German president condemns his country’s invasion of Belgium in 1914
Joachim Gauck said his country’s invasion had been ‘completely unjustifiable’
German president Joachim Gauck leaves the podium after a speech during a ceremony of remembrance for the 100th anniversary of the outbreak of the First World War, at the Allies’ Memorial, in Cointe, near Liege, Belgium today. Photograph: Maurizio Gambarini/EPA
German president Joachim Gauck delivered a forceful speech today on the actions of his own country in invading Belgium on August 4th, 1914 .
Mr Gauck spoke at the official Belgian commemoration in Liège to mark the 100th anniversary of the outbreak of the first World War where President Michael D Higgins and the assembled heads of state and dignitaries have gathered.
Mr Gauck condemned his country’s invasion of Belgium as “completely unjustifiable”.
The treaty guaranteeing Belgium neutrality was rendered “worthless” by Germany’s actions.
He also condemned the behaviour of German troops in Belgium, who shot innocent civilians and burned the world-famous Catholic library at Leuven to the ground.
“On the very first day it became apparent that standards of civilisation can be rendered null and void,” he said.
The conduct of the German troops had spread “fear, shock and rage far and wide”.
He also excoriated the intellectuals and artists in his country for justifying the war shortly after it started.
“What had happened to the civilisation called Europe?” he asked.
Among those who attended the commemoration in Liége this morning, which was hosted by the King Philippe and Queen Mathilde of Belgium, were the presidents of Italy, Ireland, Serbia, Romania and the outgoing European Commission president, Jose Manuel Barroso. Felipe VI, King of Spain, whose country was neutral in the war, also attended.
French president François Hollande said Europe must face up to its responsibilities in trouble spots around the world.
Mr Hollande said: “I have talked about the neutrality of Belgium, but today the question is, how can we remain neutral when one people not far from Europe is fighting for its rights and its territorial integrity?
“How can we remain neutral when a plane is shot down in Ukraine? How can we remain neutral before the massacre of civilian populations in Syria and Iraq where the minorities are being persecuted?
“How can we remain neutral when we see a friendly county like Lebanon seeing its territorial integrity being threatened?
“How can we remain neutral when, in Gaza, a hard murderous conflict is going on for one month?
“We can’t remain neutral. We have to act. It is up to Europe to shoulder its responsibilities. This is the message that we should keep from this day. We cannot be just the guardian of peace. We cannot just talk about the cult of memory. We must talk about facing our responsibilities.”
The Duke of Cambridge, on behalf of Queen Elizabeth II, said events in Ukraine showed that “ instability continues to stalk our continent.”

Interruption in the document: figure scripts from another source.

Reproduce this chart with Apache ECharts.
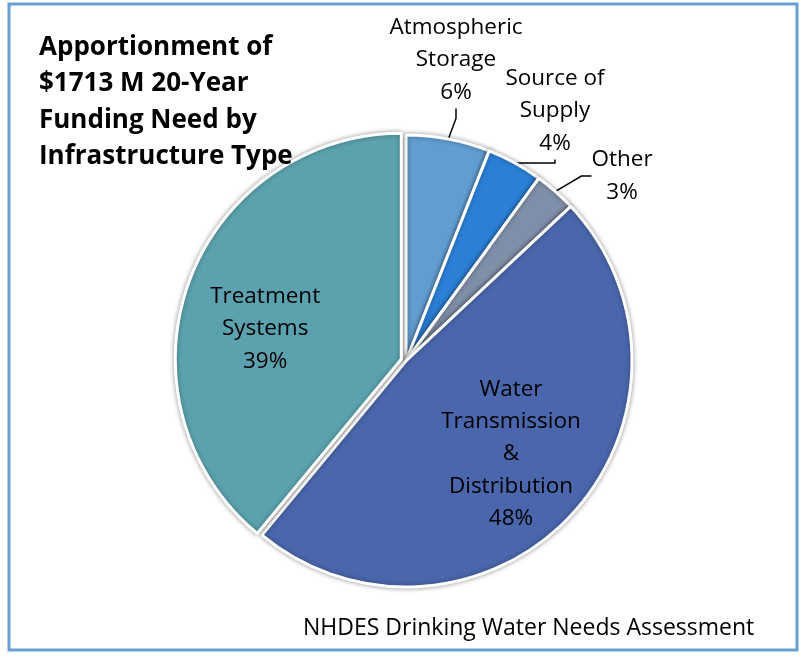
<!DOCTYPE html>
<html><head><meta charset="utf-8">
<script src="https://cdn.jsdelivr.net/npm/echarts@6/dist/echarts.min.js"></script>
<style>html,body{margin:0;padding:0;background:#f6f8fa;}#c{width:805px;height:656px;}</style>
</head><body><div id="c"></div>
<script>
const categories = ['Atmospheric\nStorage', 'Source of\nSupply', 'Other', 'Water\nTransmission\n&\nDistribution', 'Treatment\nSystems'];
const values = [6, 4, 3, 48, 39];
const colors = ['#629DD1', '#2B7FD6', '#7F8FA9', '#4A66AC', '#5BA2AE'];
const titleText = 'Apportionment of\n$1713 M 20-Year\nFunding Need by\nInfrastructure Type';
const footerText = 'NHDES Drinking Water Needs Assessment';

// label anchor positions (centre of label block); null = keep default inside spot
const labelPos = [[456, 60], [555, 111], [622, 176], [511, 454], null];
const outside = [true, true, true, false, false];

const FONT = 'Open Sans';
const chart = echarts.init(document.getElementById('c'), null, {renderer: 'canvas'});
const data = categories.map((n, i) => ({
  name: n, value: values[i],
  selected: i === 4,
  itemStyle: {color: colors[i]},
  label: i === 4
    ? {position: 'inside', padding: [0, 54, 0, 0],
       formatter: p => '{s| }\n{t|' + p.name.split('\n').join('}\n{t|') + '}\n{t|' + p.value + '%}',
       rich: {s: {fontSize: 4, lineHeight: 18, height: 18}, t: {fontFamily: FONT, fontSize: 22.5, lineHeight: 32.3, color: '#000'}}}
    : {position: outside[i] ? 'outside' : 'inside'},
  labelLine: {show: outside[i]}
}));
chart.setOption({
  backgroundColor: '#ffffff',
  title: [
    {text: titleText, left: 34, top: 24, textStyle: {fontFamily: FONT, fontWeight: 'bold', fontSize: 26, lineHeight: 36.5, color: '#000'}},
    {text: footerText, left: 298, top: 612, textStyle: {fontFamily: FONT, fontWeight: 'normal', fontSize: 23, color: '#000'}}
  ],
  graphic: [{type: 'rect', shape: {x: 9, y: 4, width: 788, height: 646}, style: {fill: 'none', stroke: '#6A9FD4', lineWidth: 3}, silent: true}],
  series: [{
    type: 'pie',
    center: [406, 361],
    radius: [0, 226],
    startAngle: 90,
    clockwise: true,
    selectedMode: 'single',
    selectedOffset: 5,
    animation: false,
    avoidLabelOverlap: false,
    itemStyle: {borderColor: '#ffffff', borderWidth: 3, shadowBlur: 5, shadowColor: 'rgba(0,0,0,0.35)'},
    label: {
      formatter: p => p.name + '\n' + p.value + '%',
      fontFamily: FONT, fontSize: 22.5, lineHeight: 32.3, color: '#000', align: 'center'
    },
    labelLine: {lineStyle: {color: '#000', width: 1.5}, length: 10, length2: 10},
    labelLayout: p => {
      const pos = labelPos[p.dataIndex];
      if (!pos) return {};
      return {x: pos[0], y: pos[1], align: 'center', verticalAlign: 'middle'};
    },
    data: data
  }]
});
</script></body></html>
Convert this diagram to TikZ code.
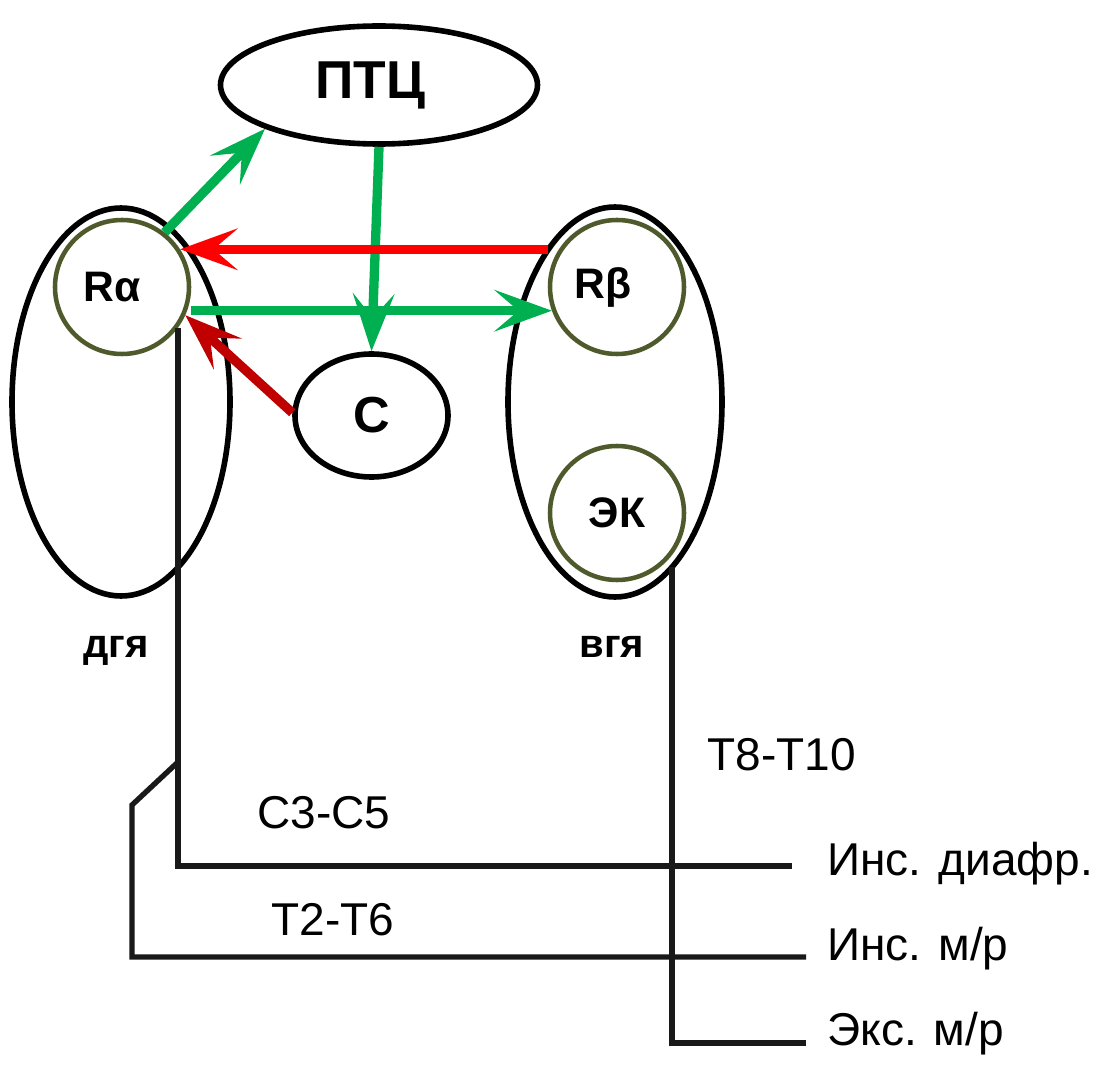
\documentclass[tikz,border=0pt]{standalone}
\usepackage{fontspec}
\setmainfont{Liberation Sans}
\usetikzlibrary{arrows.meta,shapes.geometric}
\definecolor{agreen}{RGB}{0,176,80}
\definecolor{ared}{RGB}{255,0,0}
\definecolor{dred}{RGB}{192,0,0}
\definecolor{olivec}{RGB}{78,90,44}
\begin{document}
\begin{tikzpicture}[x=0.75pt,y=-0.75pt,
  bigell/.style={ellipse, draw=black, line width=4.2pt, inner sep=0pt},
  rcirc/.style={circle, draw=olivec, line width=3.4pt, minimum size=100.5pt, inner sep=0pt, font=\bfseries\fontsize{32}{32}\selectfont},
  arr/.style={line width=7pt, -{Stealth[length=43pt,width=31pt,inset=18pt]}},
  wire/.style={line width=4pt, draw=black!90},
  lbl/.style={font=\fontsize{34.5}{34.5}\selectfont, inner sep=0pt},
  glbl/.style={font=\bfseries\fontsize{30}{30}\selectfont, inner sep=0pt, anchor=base}
]
\useasboundingbox (0,0) rectangle (1104,1066);
% groups
\node[bigell, minimum width=163.5pt, minimum height=291pt] (dgya) at (121,402) {};
\node[bigell, minimum width=160.5pt, minimum height=292.5pt] (vgya) at (615,402) {};
% receptors
\node[rcirc] (ra) at (122,287) {Rα\hspace*{15pt}};
\node[rcirc] (rb) at (617,287) {Rβ\hspace*{21pt}};
\node[rcirc] (ek) at (617,513) {ЭК};
% centres
\node[bigell, minimum width=237.75pt, minimum height=88.5pt, font=\bfseries\fontsize{40}{40}\selectfont] (ptc) at (379,85) {ПТЦ\hspace*{13.5pt}};
\node[bigell, minimum width=114.75pt, minimum height=92.25pt, font=\bfseries\fontsize{38}{38}\selectfont] (c) at (371.5,415.5) {С};
% labels
\node[glbl] (ldg) at (116,657) {дгя};
\node[glbl] (lvg) at (612,657) {вгя};
\node[lbl, anchor=base] (lc35) at (324,828) {C3-C5};
\node[lbl, anchor=base] (lt26) at (333,935) {T2-T6};
\node[lbl, anchor=base] (lt810) at (782,770) {T8-T10};
\node[lbl, anchor=base west] (ldiaf) at (827,875) {Инс. диафр.};
\node[lbl, anchor=base west] (lins) at (827,960) {Инс. м/р};
\node[lbl, anchor=base west] (leks) at (827,1045) {Экс. м/р};
% arrows
\draw[arr, agreen] (ra.52) -- (ptc.201);
\draw[arr, agreen] (ptc.south) -- (c.north);
\draw[arr, ared] (ra.33 -| rb.west) -- (ra.33);
\draw[arr, agreen] (ra.east |- rb.200) -- (rb.200);
\draw[arr, dred] (c.178) -- (ra.-24);
% wires
\coordinate (e1) at (792,866);
\coordinate (yb) at (0,762);
\coordinate (b1) at (132,805);
\coordinate (e2) at (806,957);
\coordinate (s3) at (672,567);
\coordinate (e3) at (806,1043);
\draw[wire] (ra.-36) |- (e1);
\draw[wire] (ra.-36 |- yb) -- (b1) |- (e2);
\draw[wire] (s3) |- (e3);
\end{tikzpicture}
\end{document}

He said the presence of president Gauck and the Austrian president Heinz Fischer at the service showed the “power of reconciliation”.
He continued: “Not only is war between us unthinkable, but former adversaries have worked together for three generations to spread and entrench democracy, prosperity and the rule of law across Europe, and to promote our shared values around the world.
“We were enemies more than once in the last century, and today we are friends and allies. We salute those who died to give us our freedom. We will remember them.”
President Higgins travels on to Mons this evening for the official British commemoration which takes place in St Symphorien cemetery. Some two dozen Irish-born soldiers, who were among the first British army casualties of the war, are buried in the cemetery.